AAJ: What years were you with Oliver Nelson?

EW: It was when I moved to L.A. in '68 so I played with Oliver from '68 up until the time he died. We did a State Department tour to Africa in '69 with the Blues and the Abstract Truth (Impulse!, 1961) seven-piece band. We played all of that music.

AAJ: How did that go down with the Africans?

EW: They loved it. People really love live music. They get connected with the energy no matter what the genre is. I think they really connect with the energy. We played some with them, they had their bands and we went to hear them in Mali and Senegal. There were all these great players with the drum choruses so it was quite a nice experience. That was fun.

AAJ: Gerald Wilson, who I guess is in his late eighties, won the Jazz Journalists Association Award for Large Ensemble in 2006. Has he been an influence on you as far as arranging music goes?

EW: I enjoyed his music. He really has a sound, the way he writes for the sections and it's a real jazz band. You know, a lot of big bands are mostly ensemble and then there's a solo here and a solo there, but it's usually the writer's skill. But with Gerald's band it was a real jazz band. When you had the opportunity to play, the solos were long and it was a very creative environment to be in and he was very flexible in that way.

ErnieAAJ: You mentioned Frank Zappa, you played on Zappa's album The Grand Wazoo (Zappa Records, 1972); do you think Zappa was a jazzer at heart?

EW: No, I think what he was at heart was a classical composer, a contemporary classical composer like [Olivier] Messiaen or those people. The music we did on The Grand Wazoo and some of his other things were like contemporary, symphonic pieces with a rock rhythm section. He used the rhythm section with orchestra colors and orchestral technique, and the orchestral vocabulary that he had was contemporary classical music.

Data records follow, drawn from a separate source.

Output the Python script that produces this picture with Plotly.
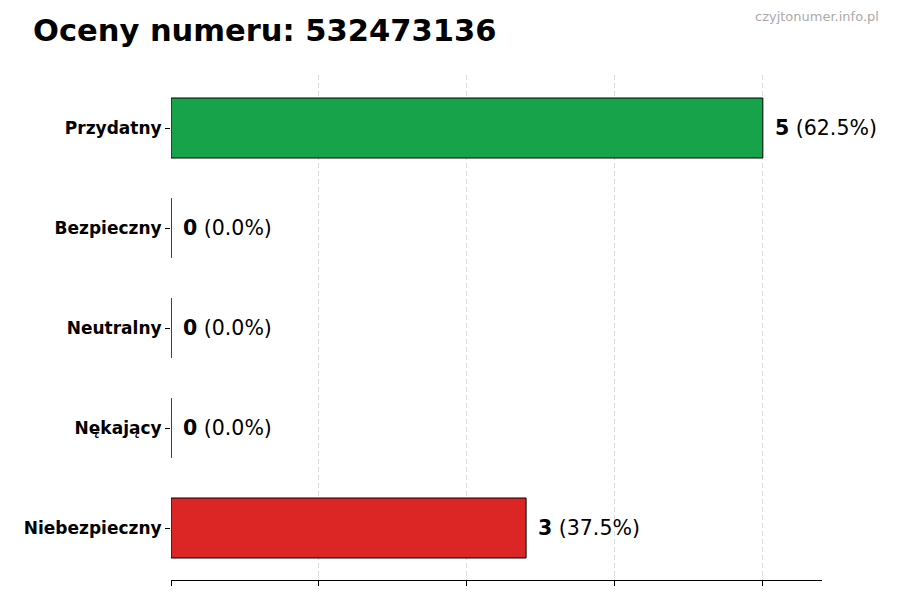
import plotly.graph_objects as go

categories = ["Niebezpieczny", "Nękający", "Neutralny", "Bezpieczny", "Przydatny"]
counts = [3, 0, 0, 0, 5]
colors = ["#dc2626", "#6b7280", "#9ca3af", "#3b82f6", "#16a34a"]
total = sum(counts)

fig = go.Figure()
fig.add_trace(
    go.Bar(
        x=counts,
        y=categories,
        orientation="h",
        width=0.6,
        marker=dict(color=colors, line=dict(color="black", width=1)),
        hoverinfo="skip",
    )
)

for cat, n in zip(categories, counts):
    fig.add_annotation(
        x=n, y=cat, xref="x", yref="y",
        text=f"<b>{n}</b> ({n / total * 100:.1f}%)",
        showarrow=False, xanchor="left", xshift=10,
        font=dict(size=20.5, color="black"),
    )

fig.add_annotation(
    x=-0.215, y=1.089, xref="paper", yref="paper",
    text="<b>Oceny numeru: 532473136</b>", showarrow=False,
    xanchor="left", yanchor="middle", font=dict(size=30.5, color="black"),
)
fig.add_annotation(
    x=1.091, y=1.115, xref="paper", yref="paper",
    text="czyjtonumer.info.pl", showarrow=False,
    xanchor="right", yanchor="middle", font=dict(size=13, color="#aaaaaa"),
)

fig.update_layout(
    width=900, height=600,
    margin=dict(l=163, r=86, t=67, b=28),
    plot_bgcolor="white", paper_bgcolor="white",
    font=dict(family="DejaVu Sans", color="black"),
    showlegend=False,
    xaxis=dict(
        range=[0, 5.5], tickvals=[0, 1.25, 2.5, 3.75, 5], showticklabels=False,
        ticks="outside", ticklen=5, tickcolor="black",
        showgrid=True, gridcolor="#dddddd", griddash="5px,3px", gridwidth=1,
        showline=True, linecolor="black", linewidth=1, zeroline=False,
    ),
    yaxis=dict(
        range=[-0.52, 4.53], ticks="outside", ticklen=5, tickcolor="black",
        tickfont=dict(size=17), showgrid=False, showline=False,
        tickprefix="<b>", ticksuffix="</b>",
    ),
)

fig.write_html("out.html")
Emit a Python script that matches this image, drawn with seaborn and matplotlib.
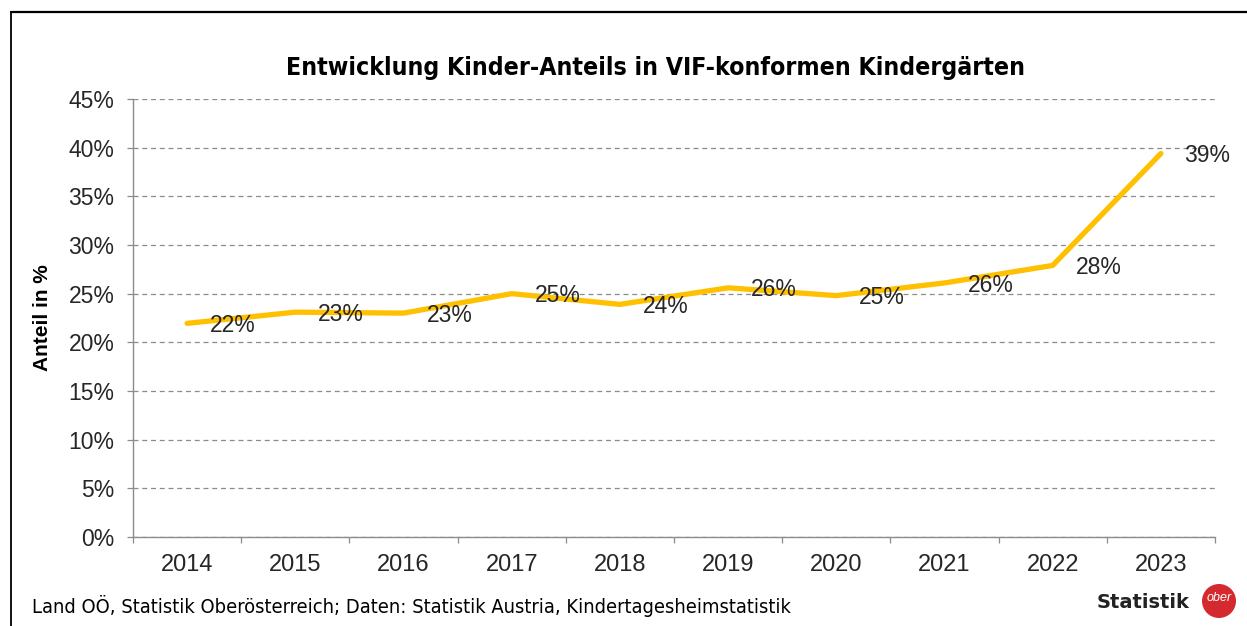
import matplotlib
matplotlib.use("Agg")
import matplotlib.pyplot as plt
import seaborn as sns
import pandas as pd
import numpy as np
from matplotlib.lines import Line2D
from matplotlib.patches import Ellipse
from matplotlib.ticker import FixedLocator, FuncFormatter

years = ["2014", "2015", "2016", "2017", "2018", "2019", "2020", "2021", "2022", "2023"]
shares = [21.95, 23.1, 23.0, 25.0, 23.9, 25.6, 24.8, 26.1, 27.9, 39.4]
value_labels = ["22%", "23%", "23%", "25%", "24%", "26%", "25%", "26%", "28%", "39%"]
y_ticks = [0, 5, 10, 15, 20, 25, 30, 35, 40, 45]

title = "Entwicklung Kinder-Anteils in VIF-konformen Kindergärten"
y_label = "Anteil in %"
source = "Land OÖ, Statistik Oberösterreich; Daten: Statistik Austria, Kindertagesheimstatistik"

sns.set_theme(style="white")
plt.rcParams["font.family"] = ["Liberation Sans", "DejaVu Sans"]

W, H = 1247, 626
fig = plt.figure(figsize=(W / 100, H / 100), dpi=100)
fig.patch.set_facecolor("white")
ax = fig.add_axes([133 / W, 1 - 537 / H, (1215 - 133) / W, (537 - 99) / H])

df = pd.DataFrame({"pos": np.arange(len(years)), "share": shares})
sns.lineplot(data=df, x="pos", y="share", ax=ax, color="#FFC000", linewidth=3.8,
             solid_capstyle="round", solid_joinstyle="round", zorder=3)

ax.set_xlim(-0.5, len(years) - 0.5)
ax.set_ylim(0, 45)
ax.yaxis.set_major_locator(FixedLocator(y_ticks))
ax.yaxis.set_major_formatter(FuncFormatter(lambda v, p: f"{int(v)}%"))
ax.set_xticks(np.arange(len(years)))
ax.set_xticklabels(years)
ax.xaxis.set_minor_locator(FixedLocator(np.arange(len(years) + 1) - 0.5))

ax.grid(axis="y", which="major", color="#8c8c8c", linestyle=(0, (4, 3)), linewidth=0.9)
ax.grid(axis="x", visible=False)
for s in ["top", "right"]:
    ax.spines[s].set_visible(False)
for s in ["left", "bottom"]:
    ax.spines[s].set_color("#8c8c8c")
    ax.spines[s].set_linewidth(1.0)

ax.tick_params(axis="y", which="major", left=True, length=4.5, width=0.9, color="#8c8c8c",
               pad=9, labelsize=16.5, labelcolor="#262626")
ax.tick_params(axis="x", which="major", bottom=False, length=0, pad=12, labelsize=17,
               labelcolor="#262626")
ax.tick_params(axis="x", which="minor", bottom=True, length=4.5, width=0.9, color="#8c8c8c")

ax.set_xlabel("")
ax.set_ylabel(y_label, fontsize=15, fontweight="bold", color="black", labelpad=12)

for i, (v, lab) in enumerate(zip(shares, value_labels)):
    ax.annotate(lab, xy=(i, v), xytext=(16.5, -1.5), textcoords="offset points",
                ha="left", va="center", fontsize=16.5, color="#262626", zorder=4)

fig.text(656 / W, 1 - 68 / H, title, ha="center", va="center", fontsize=17.8,
         fontweight="bold", family="DejaVu Sans", fontstretch="condensed", color="black")
fig.text(32 / W, 1 - 606 / H, source, ha="left", va="center", fontsize=14.4,
         family="DejaVu Sans", fontstretch="condensed", color="black")

# logo
fig.text(1190 / W, 1 - 602 / H, "Statistik", ha="right", va="center", fontsize=14,
         fontweight="bold", family="DejaVu Sans", color="#222222")
fig.add_artist(Ellipse((1219 / W, 1 - 601 / H), 34 / W, 34 / H, transform=fig.transFigure,
                       facecolor="#D42A2F", edgecolor="none"))
fig.text(1219 / W, 1 - 598 / H, "ober", ha="center", va="center", fontsize=9,
         fontstyle="italic", color="white")

# frame
fig.add_artist(Line2D([11 / W, 11 / W], [0, 1 - 12 / H], transform=fig.transFigure,
                      color="black", linewidth=1.3))
fig.add_artist(Line2D([11 / W, 1], [1 - 12 / H, 1 - 12 / H], transform=fig.transFigure,
                      color="black", linewidth=1.6))

fig.savefig("out.png", dpi=100, facecolor="white")
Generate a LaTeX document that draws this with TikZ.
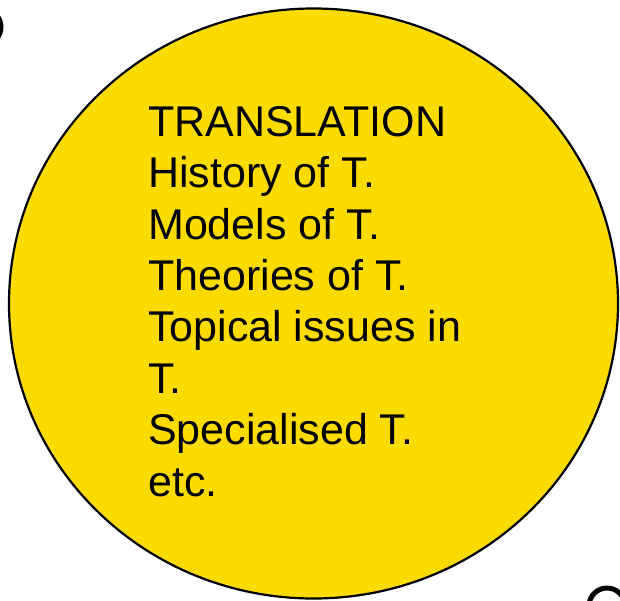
\documentclass[tikz,border=0pt]{standalone}
\usepackage{fontspec}
\setmainfont{Liberation Sans}
\begin{document}
\begin{tikzpicture}[x=1pt,y=-1pt,
  topic/.style={draw=black, line width=2.2pt, fill=topicyellow},
  ring/.style={draw=black, line width=5pt},
  topictext/.style={anchor=base west, align=left, inner sep=0pt,
    font=\fontsize{43}{51.4}\selectfont}]
\definecolor{topicyellow}{HTML}{FCDC00}
\useasboundingbox (0,0) rectangle (620,600);
% partial rings at the corners
\draw[ring] (-17,27) circle (18);
\draw[ring] (607,606) circle (18);
% main topic circle
\draw[topic] (313.5,303.5) ellipse [x radius=304.5, y radius=295];
% the node's base anchor sits on the baseline of its last line
\node[topictext] (topics) at (148,496) {TRANSLATION\\History of T.\\Models of T.\\Theories of T.\\Topical issues in\\T.\\Specialised T.\\etc.};
\end{tikzpicture}
\end{document}
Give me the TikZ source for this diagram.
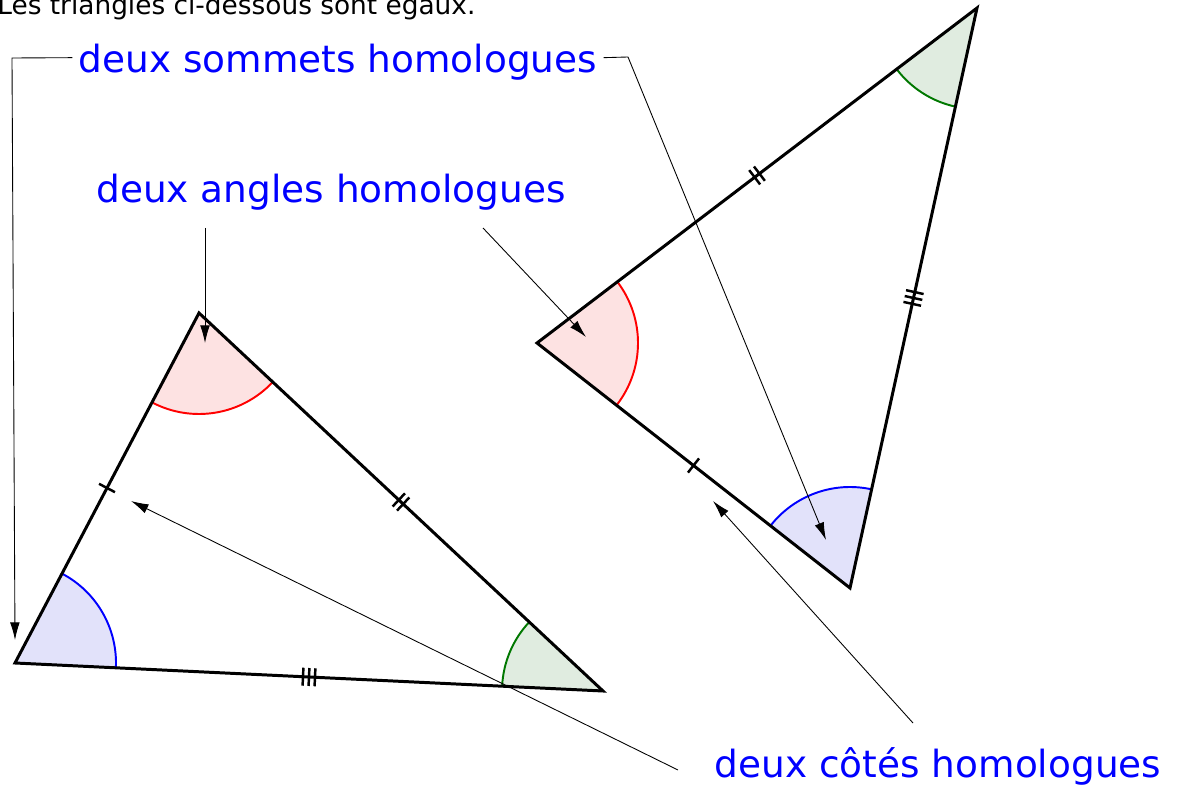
\documentclass[tikz,border=0pt]{standalone}
\usepackage{fontspec}
\setmainfont{DejaVu Sans}
\usetikzlibrary{arrows.meta, angles, decorations.markings}

\definecolor{rosefill}{RGB}{253,226,226}
\definecolor{bleufill}{RGB}{226,226,250}
\definecolor{vertfill}{RGB}{224,236,224}
\definecolor{vertarc}{RGB}{0,120,0}

\begin{document}
\begin{tikzpicture}[
    x=0.2mm, y=0.2mm,
    arr/.style={-{Latex[length=10pt, width=5.5pt]}, line width=0.5pt},
    side/.style={line width=1.7pt, line join=miter},
    tag/.style={text=blue, font=\fontsize{21.3}{25}\selectfont, anchor=base,
        inner ysep=1pt, inner xsep=3.5pt},
    angR/.style={draw=red, fill=rosefill, line width=1.1pt, angle radius=20.2mm},
    angB/.style={draw=blue, fill=bleufill, line width=1.1pt, angle radius=20.2mm},
    angV/.style={draw=vertarc, fill=vertfill, line width=1.1pt, angle radius=20.2mm},
    tickline/.style={line width=1.4pt},
    barone/.style={postaction={decorate, decoration={markings,
        mark=at position 0.5 with {\draw[tickline] (0,-1.8mm) -- (0,1.8mm);}}}},
    bartwo/.style={postaction={decorate, decoration={markings,
        mark=at position 0.5 with {\draw[tickline] (-0.6mm,-1.8mm) -- (-0.6mm,1.8mm)
            (0.6mm,-1.8mm) -- (0.6mm,1.8mm);}}}},
    barthree/.style={postaction={decorate, decoration={markings,
        mark=at position 0.5 with {\draw[tickline] (-1.2mm,-1.8mm) -- (-1.2mm,1.8mm)
            (0,-1.8mm) -- (0,1.8mm) (1.2mm,-1.8mm) -- (1.2mm,1.8mm);}}}},
]
    \useasboundingbox (0,0) rectangle (1177,789);

    % Sommets des deux triangles
    \coordinate (A) at (199,476);
    \coordinate (B) at (15,126);
    \coordinate (C) at (603,98);
    \coordinate (D) at (977,781);
    \coordinate (E) at (537,446);
    \coordinate (F) at (850,201);

    % Angles
    \pic[angR] {angle = B--A--C};
    \pic[angB] {angle = C--B--A};
    \pic[angV] {angle = A--C--B};
    \pic[angR] {angle = F--E--D};
    \pic[angB] {angle = D--F--E};
    \pic[angV] {angle = E--D--F};

    % Triangles et codage des côtés
    \draw[side] (A) -- (B) -- (C) -- cycle;
    \draw[side] (D) -- (E) -- (F) -- cycle;
    \path[barone]   (A) -- (B);
    \path[bartwo]   (A) -- (C);
    \path[barthree] (B) -- (C);
    \path[barone]   (E) -- (F);
    \path[bartwo]   (D) -- (E);
    \path[barthree] (D) -- (F);

    % Textes
    \node[anchor=base west, inner sep=0, font=\fontsize{15}{18}\selectfont] (titre)
        at (-3,774) {Les triangles ci-dessous sont égaux.};
    \node[tag] (sommets) at (338,716) {deux sommets homologues};
    \node[tag] (angles)  at (331,586) {deux angles homologues};
    \node[tag] (cotes)   at (938,12)  {deux côtés homologues};

    % Flèches
    \coordinate (bendL) at (12,731);
    \coordinate (tipB)  at (15,149);
    \coordinate (bendR) at (628,732);
    \coordinate (tipF)  at (826,249);
    \draw[arr] ([yshift=1mm]sommets.west) -- (bendL) -- (tipB);
    \draw[arr] ([yshift=1mm]sommets.east) -- (bendR) -- (tipF);

    \coordinate (startA) at (205,561);
    \coordinate (tipA)   at (205,446);
    \coordinate (startE) at (483,561);
    \coordinate (tipE)   at (586,452);
    \draw[arr] (startA) -- (tipA);
    \draw[arr] (startE) -- (tipE);

    \coordinate (startL) at (678,19);
    \coordinate (tipAB)  at (131,288);
    \coordinate (startR) at (913,66);
    \coordinate (tipEF)  at (713,288);
    \draw[arr] (startL) -- (tipAB);
    \draw[arr] (startR) -- (tipEF);

\end{tikzpicture}
\end{document}
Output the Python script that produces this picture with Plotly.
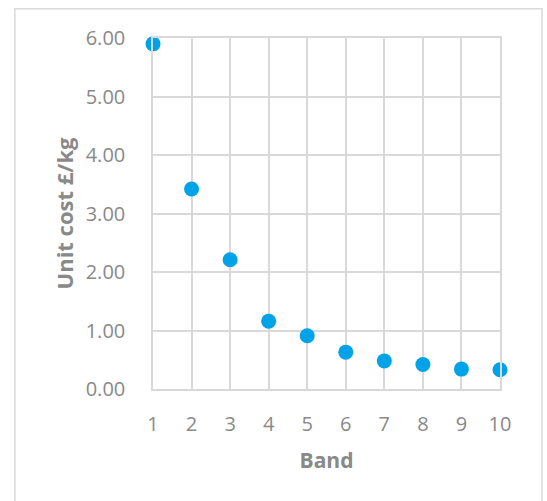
import plotly.graph_objects as go

# Unit cost per band
bands = [1, 2, 3, 4, 5, 6, 7, 8, 9, 10]
unit_cost = [5.90, 3.42, 2.21, 1.16, 0.91, 0.63, 0.48, 0.42, 0.34, 0.33]
y_ticks = [0, 1, 2, 3, 4, 5, 6]
y_tick_labels = ["0.00", "1.00", "2.00", "3.00", "4.00", "5.00", "6.00"]

grey = "#898989"
grid = "#d9d9d9"
font_family = "Open Sans, Liberation Sans, sans-serif"

fig = go.Figure(
    go.Scatter(
        x=bands,
        y=unit_cost,
        mode="markers",
        marker=dict(color="#00a2e8", size=15, line=dict(width=0)),
        cliponaxis=False,
    )
)

fig.update_layout(
    width=547,
    height=501,
    margin=dict(l=153, r=47, t=38, b=112),
    paper_bgcolor="white",
    plot_bgcolor="white",
    showlegend=False,
    font=dict(family=font_family, color=grey, size=20),
    shapes=[
        dict(
            type="rect", xref="paper", yref="paper",
            x0=-0.398, x1=1.121, y0=-0.4, y1=1.083,
            line=dict(color=grid, width=1.5), layer="below",
        )
    ],
)

fig.update_xaxes(
    range=[1, 10],
    tickmode="array",
    tickvals=bands,
    ticktext=[str(b) for b in bands],
    showgrid=True,
    gridcolor=grid,
    gridwidth=1.5,
    zeroline=False,
    showline=True,
    linecolor=grid,
    linewidth=1.5,
    mirror=True,
    ticks="",
    ticklabelstandoff=16,
    tickfont=dict(size=20, color=grey),
    title=dict(text="<b>Band</b>", font=dict(size=21, color=grey), standoff=18),
)

fig.update_yaxes(
    range=[0, 6],
    tickmode="array",
    tickvals=y_ticks,
    ticktext=y_tick_labels,
    showgrid=True,
    gridcolor=grid,
    gridwidth=1.5,
    zeroline=False,
    showline=True,
    linecolor=grid,
    linewidth=1.5,
    mirror=True,
    ticks="",
    ticklabelstandoff=22,
    tickfont=dict(size=20, color=grey),
    title=dict(text="<b>Unit cost £/kg</b>", font=dict(size=22, color=grey), standoff=6),
)

fig.write_html("out.html")
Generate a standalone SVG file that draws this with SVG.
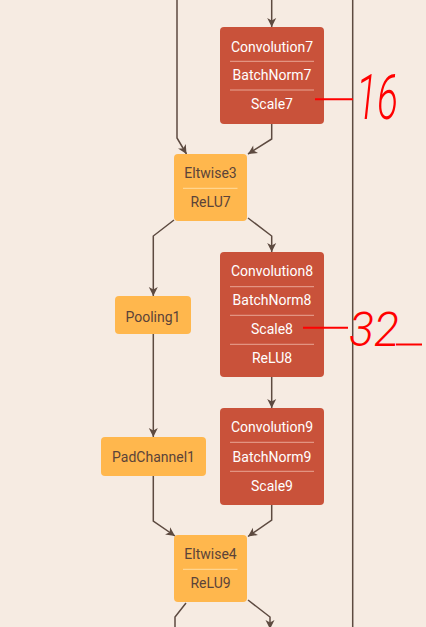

It was like Stravinsky with a rhythm section.



And then during that same period we did [violinist] Jean-Luc Ponty's album King Kong (World Pacific Jazz, 1969). That was some of Frank's tunes and Frank produced and arranged that. That was a jazz project and he did a beautiful job.

AAJ: You've played in a lot of big bands, have you ever wanted to lead one yourself?

EW: Not really. The main thing I'm interested in is improvising, and to me it seems like the smaller the group the more freedom you have. If I'm playing with a quartet and I want to do a duet with the pianist I can look at the bassist and the drummer and they'll lay out, so there's a lot of little flexible things that you can do with a small group that you can't do with a big band.



I like small groups and that's what I grew up with. I grew up listening to Miles, Coltrane, and Cannonball so I've always been a quartet/quintet person, that energy, that kind of interplay.